In winter, many of the park’s hiking alpine trails are buried in snow, but the dunes themselves remain accessible. Hikers can explore deeper during the cold days than in summer, and backpackers prepared for storms and extreme temperatures can overnight on the sand.
Come spring, it’s time to splash (or surf) at the base of the dunes in the transient snowmelt waters of Medano Creek.
Home to the vibrant sandstone spires that make up Garden of the Gods, Colorado Springs is best known for its above-ground beauty. But nearby Cave of the Winds Mountain Park gives visitors the chance to wonder at the subterranean as well. Millions of years old, Cave of the Winds showed up in Jicarilla Apache legends long before settler Arthur B. Love found it.
But it wasn’t until the late 19th and early 20th centuries that the caves were excavated and tours began. Today, guides lead 45-minute to 2.5-hour tours of the limestone caverns throughout the year.
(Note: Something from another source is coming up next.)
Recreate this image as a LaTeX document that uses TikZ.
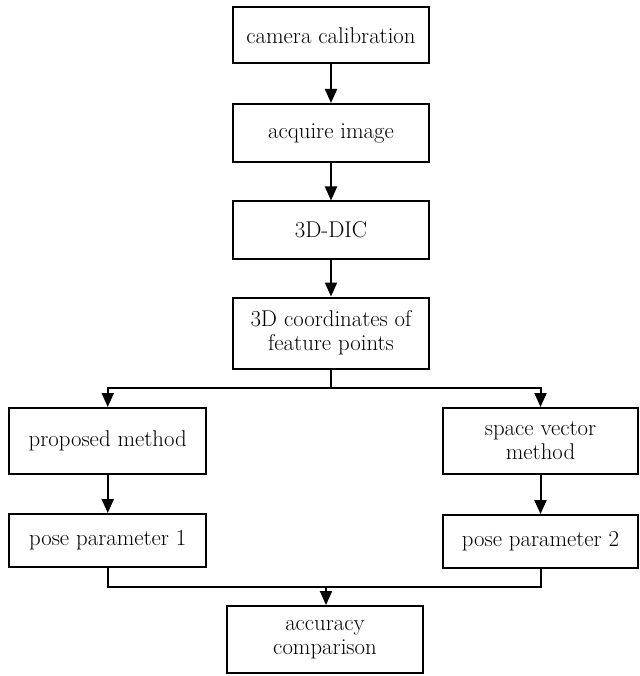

Families with little ones should consider the Discovery Tour, an easy walk among the stalactites and stalagmites, while adventurous types with older kids may want to try Caving 101 to learn some basic geology and spelunking skills.
Photo courtesy of San Juan Hut Systems Staff
Hut to hut
Colorado’s mountain wilderness is home to moose, bighorn sheep, bears, lynx and cougars, as well as 58 peaks above 14,000 feet. Heading out for a multi-day trek is the ultimate way to test yourself and take it all in.
Throughout the state, networks of trails and equipped huts let experienced hikers, mountain bikers, cross-country skiers, and snowshoers explore the backcountry unburdened by gear. In southwestern Colorado, San Juan Hut System manages 16 huts, five of which are open in the winter.
Near downhill ski mecca Aspen, 10th Mountain Division Huts operates 34 backcountry huts connected by 350 miles of trail. In addition to lodging, these organizations can assist with maps, GPS, avalanche information and support such as food drops.
Photo courtesy of NPS/Sandy Groves
Explore Mesa Verde Country
In the far southwestern corner of Colorado, Mesa Verde Country has been home to Indigenous cultures for millennia. The Ancestral Pueblo people inhabited the region for at least 700 years, from 600 to 1300 CE, and left behind petroglyphs, artifacts and cliff dwellings.
Mesa Verde National Park protects 5,000 archaeological sites and is open year-round, conditions permitting. Though ranger tours don’t run during the colder months, many overlooks and trails remain open to self-guided visitors.
For a deep dive into the area’s cultures, head to nearby Ute Mountain Ute Tribal Park, where tribal members lead both mellow and adventurous hikes to archaeological sites on the reservation.
Photo courtesy of Edoardo Rossi (Dunton Destinations)
Cozy up in hot springs
After days of adventuring, there’s no better way to unwind than by slipping into a steaming pool of spring-fed water. Fortunately, Colorado is teeming with hot springs. Relax among the aspens at Strawberry Park or play in the world’s largest hot springs pool at Glenwood Hot Springs.
For a more remote experience, head south. Ghost town-turned-luxury resort Dunton Hot Springs offers six ways to experience the waters, from an outdoor soak at the source to a restored 19th-century bathhouse.